Just a day after reading Dancho Danchev’s story on Owen Walker being arrested, and about eight days after Dancho covered a story on eBay, PayPal, and Google teaming up to combat phishing, we have a large group of about 20 people arrested in Romania on charges of running online fraud schemes. From Grant Gross of IDG News Service:
Authorities have arrested more than 20 people in Romania who are suspected of running online fraud schemes, according to media reports.
The Tuesday arrests were confirmed by the U.S. Federal Bureau of Investigation, which has been working with Romanian officials on cybercrime in recent months. The FBI would say only that the agency is aware of the arrests and because “this is an ongoing matter, we will have no further comment at this time.”

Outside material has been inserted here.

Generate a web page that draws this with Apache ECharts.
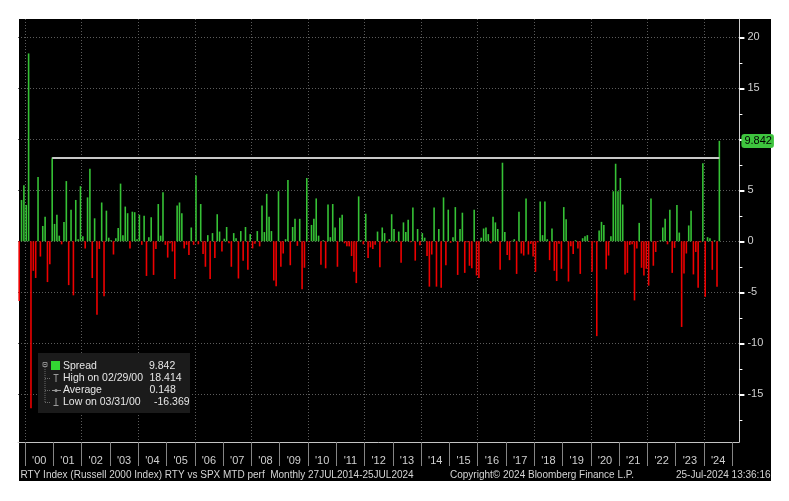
<!DOCTYPE html>
<html><head><meta charset="utf-8">
<script src="https://cdn.jsdelivr.net/npm/echarts@6/dist/echarts.min.js"></script>
<style>
html,body{margin:0;padding:0;background:#fff;}
#bg{position:absolute;left:19px;top:19px;width:752px;height:462px;background:#000;}
#c{position:absolute;left:0;top:0;width:789px;height:501px;}
</style>
</head><body><div id="bg"></div><div id="c"></div>
<script>
// ---- data (RTY vs SPX monthly spread, %), Oct 1999 .. Jul 2024 ----
const spread1999to2003 = [-5.85,4.05,5.5,
  3.56,18.414,-16.369,-2.9,-3.6,6.3,-1.5,1.5,2.4,-4.0,-2.25,8.2,
  1.7,2.6,0.55,-0.3,1.9,5.9,-4.3,3.1,-5.3,4.05,0.2,5.4,
  0.5,-0.7,4.3,7.1,-3.6,2.25,-7.2,-0.75,3.8,-5.4,3.0,0.35,
  0.1,-1.3,0.3,1.3,5.65,0.6,3.4,2.75,-0.7,2.9,2.85,0.2];
const spread2004to2008 = [2.6,-0.35,2.5,-3.4,0.4,2.35,-3.3,-0.75,3.65,0.55,4.8,-0.35,
  -1.6,-0.2,-1.0,-3.7,3.5,3.8,2.75,-0.7,-0.35,-1.35,1.35,-0.35,
  6.45,-0.3,3.65,-1.25,-2.5,0.6,-3.7,0.8,-1.65,2.65,0.95,-1.0,
  0.25,1.4,-0.2,-2.5,0.8,0.3,-3.65,1.0,-1.9,1.4,-2.8,0.7,
  -0.7,-0.25,1.0,-0.5,3.5,0.9,4.65,2.4,1.0,-3.85,-4.4,4.9];
const spread2009to2013 = [-2.5,-1.2,0.2,6.0,-2.35,1.4,2.2,-0.45,2.2,-4.7,-2.6,6.2,
  -0.05,1.6,2.2,4.2,0.55,-2.3,0.1,-2.65,3.6,0.4,3.65,1.35,
  -2.5,2.3,2.6,-0.2,-0.5,-0.5,-1.45,-3.0,-4.1,4.4,0.1,-0.3,
  2.7,-1.65,-0.6,-0.75,-0.35,0.95,-2.55,1.35,0.8,-0.15,0.2,2.65,
  1.2,-0.1,0.95,-2.1,1.85,0.9,2.1,-0.1,3.3,-1.9,1.2,-0.4];
const spread2014to2018 = [0.8,0.35,-1.45,-4.45,-1.3,3.3,-4.45,1.2,-4.55,4.3,-2.35,3.1,
  -0.15,0.4,3.35,-3.3,1.2,2.8,-3.1,-0.1,-2.4,-2.65,3.1,-3.35,
  -3.6,0.35,1.25,1.35,0.7,-0.2,2.4,1.85,1.2,-2.8,7.7,0.9,
  -1.35,-1.85,0.05,0.2,-3.2,2.9,-1.2,-1.4,4.2,-1.3,-0.25,-1.5,
  -3.0,-0.1,3.9,0.6,3.9,0.2,-1.85,1.25,-2.9,-3.9,-0.25,-2.7];
const spread2019to2024 = [3.35,2.15,-3.95,-0.5,-1.25,0.1,-0.7,-3.2,0.3,0.5,0.6,-0.05,
  -3.0,-0.1,-9.3,1.05,1.9,1.6,-2.75,-1.4,0.5,4.9,7.6,4.9,
  6.2,3.6,-3.25,-3.1,-0.35,-0.3,-5.8,-0.7,1.8,-2.6,-3.35,-2.7,
  -4.35,4.2,-2.4,-1.05,-0.05,0.1,1.35,2.2,-0.3,3.1,-3.1,-0.65,
  3.55,0.85,-8.4,-3.15,-1.2,1.55,3.0,-3.25,-1.05,-4.55,-0.1,7.65,
  -5.45,0.4,0.3,-2.8,0.1,-4.45,9.842];
const yTickValues = [-15,-10,-5,0,5,10,15,20];
const yMinorTickValues = [-17.5,-12.5,-7.5,-2.5,2.5,7.5,12.5,17.5];
const legendRows = [
  {name:'Spread', value:'9.842'},
  {name:'High on 02/29/00', value:'18.414'},
  {name:'Average', value:'0.148'},
  {name:'Low on 03/31/00', value:'-16.369'}
];
const lastValueText = '9.842';
const footerLeft = 'RTY Index (Russell 2000 Index) RTY vs SPX MTD perf  Monthly 27JUL2014-25JUL2024';
const footerMid = 'Copyright\u00A9 2024 Bloomberg Finance L.P.';
const footerRight = '25-Jul-2024 13:36:16';
const annotationFromIndex = 14; // Dec 2000 bar, line drawn to latest bar

// ---- build ----
const spread = [].concat(spread1999to2003, spread2004to2008, spread2009to2013, spread2014to2018, spread2019to2024);
const categories = [];
{ let y = 1999, m = 10; for (let k = 0; k < 306; k++) { categories.push(y + '-' + (m < 10 ? '0' + m : '' + m)); m++; if (m > 12) { m = 1; y++; } } }
const seriesData = categories.map((c, i) => i < spread.length ? spread[i] : null);
const lastIdx = spread.length - 1;
const FONT = '"Liberation Sans", Arial, sans-serif';
const GREEN = '#36c236', RED = '#ee0000';

const chart = echarts.init(document.getElementById('c'), null, {renderer: 'canvas'});
const graphics = [
  {type:'rect', shape:{x:38, y:353, width:152, height:60}, style:{fill:'#1b1b1b'}, z:100},
  // tree glyph
  {type:'rect', shape:{x:43, y:362.5, width:4, height:4}, style:{fill:'none', stroke:'#8a8a8a', lineWidth:1}, z:101},
  {type:'line', shape:{x1:44, y1:364.5, x2:46, y2:364.5}, style:{stroke:'#8a8a8a', lineWidth:1}, z:101},
  {type:'line', shape:{x1:45, y1:367, x2:45, y2:403}, style:{stroke:'#6a6a6a', lineWidth:1, lineDash:[1,1]}, z:101},
  {type:'line', shape:{x1:45, y1:378.5, x2:51, y2:378.5}, style:{stroke:'#6a6a6a', lineWidth:1, lineDash:[1,1]}, z:101},
  {type:'line', shape:{x1:45, y1:390.5, x2:51, y2:390.5}, style:{stroke:'#6a6a6a', lineWidth:1, lineDash:[1,1]}, z:101},
  {type:'line', shape:{x1:45, y1:402.5, x2:51, y2:402.5}, style:{stroke:'#6a6a6a', lineWidth:1, lineDash:[1,1]}, z:101},
  {type:'rect', shape:{x:51, y:361, width:9, height:9}, style:{fill:'#33d633'}, z:101},
  // high glyph (T)
  {type:'line', shape:{x1:53.5, y1:374.5, x2:58.5, y2:374.5}, style:{stroke:'#9a9a9a', lineWidth:1}, z:101},
  {type:'line', shape:{x1:56, y1:374.5, x2:56, y2:382}, style:{stroke:'#9a9a9a', lineWidth:1}, z:101},
  // average glyph
  {type:'line', shape:{x1:52, y1:390.5, x2:61, y2:390.5}, style:{stroke:'#9a9a9a', lineWidth:1}, z:101},
  {type:'circle', shape:{cx:56, cy:390.5, r:1.5}, style:{fill:'#9a9a9a'}, z:101},
  // low glyph
  {type:'line', shape:{x1:56, y1:398, x2:56, y2:405.5}, style:{stroke:'#9a9a9a', lineWidth:1}, z:101},
  {type:'line', shape:{x1:53.5, y1:405.5, x2:58.5, y2:405.5}, style:{stroke:'#9a9a9a', lineWidth:1}, z:101},
  // mask the band-end tick below the axis corner
  {type:'rect', shape:{x:737, y:443, width:5, height:26}, style:{fill:'#000'}, z:100},
];
const rowY = [366, 378.5, 390.5, 402.5];
const valX = [149, 149.5, 149.5, 154];
legendRows.forEach((r, k) => {
  graphics.push({type:'text', x:63, y:rowY[k], style:{text:r.name, fill:'#e6e6e6', font:'10.5px ' + FONT, textVerticalAlign:'middle'}, z:102});
  graphics.push({type:'text', x:valX[k], y:rowY[k], style:{text:r.value, fill:'#e6e6e6', font:'10.5px ' + FONT, textVerticalAlign:'middle'}, z:102});
});
graphics.push({type:'text', x:20.5, y:475.5, style:{text:footerLeft, fill:'#d4d4d4', font:'10px ' + FONT, textVerticalAlign:'middle'}, z:102});
graphics.push({type:'text', x:450, y:475.5, style:{text:footerMid, fill:'#d4d4d4', font:'10px ' + FONT, textVerticalAlign:'middle'}, z:102});
graphics.push({type:'text', x:770.5, y:475.5, style:{text:footerRight, fill:'#d4d4d4', font:'10px ' + FONT, textAlign:'right', textVerticalAlign:'middle'}, z:102});

const yMin = -19.68, yMax = 21.79;
chart.setOption({
  animation: false,
  backgroundColor: 'transparent',
  textStyle: {fontFamily: FONT},
  grid: {left: 18, right: 49.6, top: 19, bottom: 59, containLabel: false},
  xAxis: {
    type: 'category', data: categories, boundaryGap: true,
    axisLine: {show: true, onZero: false, lineStyle: {color: '#c4c4c4', width: 1}},
    axisTick: {show: true, interval: (i, v) => v.endsWith('-01'), length: 24, lineStyle: {color: '#858585'}},
    axisLabel: {
      interval: (i, v) => v.endsWith('-07') && +v.slice(0, 4) >= 2000,
      formatter: v => "'" + v.slice(2, 4), color: '#d0d0d0', fontSize: 11, margin: 13, padding: [0, 2.4, 0, 0]
    },
    splitLine: {show: true, interval: (i, v) => v.endsWith('-01') && (+v.slice(0, 4)) % 2 === 0,
      lineStyle: {color: '#5c5c5c', type: [1, 2], width: 1}}
  },
  yAxis: [{
    type: 'value', position: 'right', min: yMin, max: yMax,
    axisLine: {show: true, lineStyle: {color: '#d0d0d0', width: 1}},
    axisTick: {show: true, customValues: yTickValues, length: 5, lineStyle: {color: '#ffffff', width: 2}},
    axisLabel: {customValues: yTickValues, color: '#d0d0d0', fontSize: 11, margin: 8},
    splitLine: {show: true, lineStyle: {color: '#5c5c5c', type: [1, 2], width: 1}}
  }, {
    type: 'value', position: 'right', min: yMin, max: yMax,
    axisLine: {show: false},
    axisTick: {show: true, customValues: yMinorTickValues, length: 3, lineStyle: {color: '#ffffff', width: 1}},
    axisLabel: {show: false},
    splitLine: {show: false}
  }],
  series: [{
    type: 'bar', yAxisIndex: 0, data: seriesData, barWidth: 1.6,
    itemStyle: {color: p => (p.value >= 0 ? GREEN : RED)},
    markLine: {
      silent: true, symbol: 'none', animation: false,
      data: [
        [{coord: [categories[annotationFromIndex], spread[annotationFromIndex]], lineStyle: {color: '#c8c8c8', width: 2, type: 'solid'}, label: {show: false}},
         {coord: [categories[lastIdx], spread[annotationFromIndex]]}],
        {yAxis: spread[lastIdx], lineStyle: {color: 'rgba(0,0,0,0)', width: 0},
         label: {show: true, position: 'end', distance: 2, formatter: lastValueText, color: '#000', fontSize: 11,
                 backgroundColor: '#3ec43e', padding: [2, 2, 1, 3], borderRadius: 3}}
      ]
    }
  }],
  graphic: graphics
});
</script>
</body></html>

I’m wondering if the people responsible for bringing this group down have seen Billy Rios and Nitesh Dhanjani’s talk on phishing/identity theft that’s been at the last couple Black Hats and will be presented again at Vegas this year. It really takes the cake in analysis of the identity theft culture. I’m also curious to see if there are any tricky techniques that might be employed to catch criminals sleeping, such as the GMail name stealing trick… will be interesting to see if Rios and Nitesh’s research covers this at Black Hat Vegas. The story continues:
Romanian news reports suggested the number of people arrested there was between 21 and 24. Mediafax.ro reported that the suspects were accused of stealing identities online, in apparent phishing or auction-fraud schemes, and that they had taken US$640,000 from non-Romanians. Several U.S. Web sites, including eBay, were targets of the fraud, according to news reports.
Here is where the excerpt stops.